■ INFORMATION SHOWN ■

-- -- --

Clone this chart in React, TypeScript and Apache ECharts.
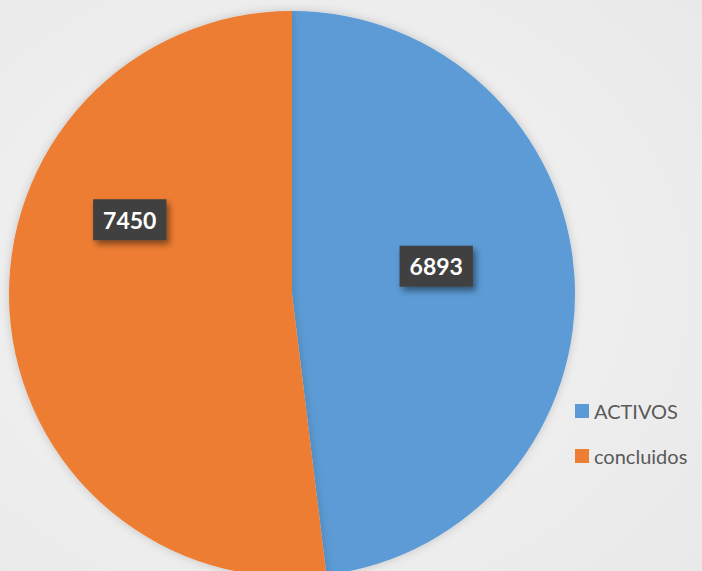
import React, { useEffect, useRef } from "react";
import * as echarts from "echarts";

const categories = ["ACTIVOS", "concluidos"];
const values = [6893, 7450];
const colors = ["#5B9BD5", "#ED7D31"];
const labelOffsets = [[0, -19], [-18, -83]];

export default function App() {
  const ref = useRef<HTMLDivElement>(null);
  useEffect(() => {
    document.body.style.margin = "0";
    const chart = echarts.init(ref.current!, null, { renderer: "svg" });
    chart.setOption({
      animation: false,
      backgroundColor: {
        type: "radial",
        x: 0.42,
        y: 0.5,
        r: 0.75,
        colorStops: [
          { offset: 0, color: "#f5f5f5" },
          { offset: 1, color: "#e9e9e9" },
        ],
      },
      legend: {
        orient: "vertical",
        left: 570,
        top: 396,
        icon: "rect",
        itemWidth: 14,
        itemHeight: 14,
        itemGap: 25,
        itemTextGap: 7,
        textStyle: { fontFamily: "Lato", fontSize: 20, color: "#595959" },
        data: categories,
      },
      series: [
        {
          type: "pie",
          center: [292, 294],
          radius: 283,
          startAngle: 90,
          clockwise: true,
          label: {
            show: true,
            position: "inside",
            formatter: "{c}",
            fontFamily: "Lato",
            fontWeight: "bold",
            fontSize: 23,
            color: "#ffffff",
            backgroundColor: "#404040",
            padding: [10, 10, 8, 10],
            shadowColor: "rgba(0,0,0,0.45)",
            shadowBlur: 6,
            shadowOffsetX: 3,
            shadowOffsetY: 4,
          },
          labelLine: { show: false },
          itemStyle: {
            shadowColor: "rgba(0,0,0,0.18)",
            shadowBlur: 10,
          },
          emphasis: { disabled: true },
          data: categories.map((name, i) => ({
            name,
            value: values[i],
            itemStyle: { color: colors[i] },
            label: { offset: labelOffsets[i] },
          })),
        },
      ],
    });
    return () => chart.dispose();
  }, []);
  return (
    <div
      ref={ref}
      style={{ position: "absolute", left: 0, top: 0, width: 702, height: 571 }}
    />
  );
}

-- -- --

■ WHAT IS ASKED ■
All the lines above are to be given again exactly as they read, with the pictures removed.

■ WRITTEN RESPONSE ■
Clone this chart in React, TypeScript and Apache ECharts.
import React, { useEffect, useRef } from "react";
import * as echarts from "echarts";

const categories = ["ACTIVOS", "concluidos"];
const values = [6893, 7450];
const colors = ["#5B9BD5", "#ED7D31"];
const labelOffsets = [[0, -19], [-18, -83]];

export default function App() {
  const ref = useRef<HTMLDivElement>(null);
  useEffect(() => {
    document.body.style.margin = "0";
    const chart = echarts.init(ref.current!, null, { renderer: "svg" });
    chart.setOption({
      animation: false,
      backgroundColor: {
        type: "radial",
        x: 0.42,
        y: 0.5,
        r: 0.75,
        colorStops: [
          { offset: 0, color: "#f5f5f5" },
          { offset: 1, color: "#e9e9e9" },
        ],
      },
      legend: {
        orient: "vertical",
        left: 570,
        top: 396,
        icon: "rect",
        itemWidth: 14,
        itemHeight: 14,
        itemGap: 25,
        itemTextGap: 7,
        textStyle: { fontFamily: "Lato", fontSize: 20, color: "#595959" },
        data: categories,
      },
      series: [
        {
          type: "pie",
          center: [292, 294],
          radius: 283,
          startAngle: 90,
          clockwise: true,
          label: {
            show: true,
            position: "inside",
            formatter: "{c}",
            fontFamily: "Lato",
            fontWeight: "bold",
            fontSize: 23,
            color: "#ffffff",
            backgroundColor: "#404040",
            padding: [10, 10, 8, 10],
            shadowColor: "rgba(0,0,0,0.45)",
            shadowBlur: 6,
            shadowOffsetX: 3,
            shadowOffsetY: 4,
          },
          labelLine: { show: false },
          itemStyle: {
            shadowColor: "rgba(0,0,0,0.18)",
            shadowBlur: 10,
          },
          emphasis: { disabled: true },
          data: categories.map((name, i) => ({
            name,
            value: values[i],
            itemStyle: { color: colors[i] },
            label: { offset: labelOffsets[i] },
          })),
        },
      ],
    });
    return () => chart.dispose();
  }, []);
  return (
    <div
      ref={ref}
      style={{ position: "absolute", left: 0, top: 0, width: 702, height: 571 }}
    />
  );
}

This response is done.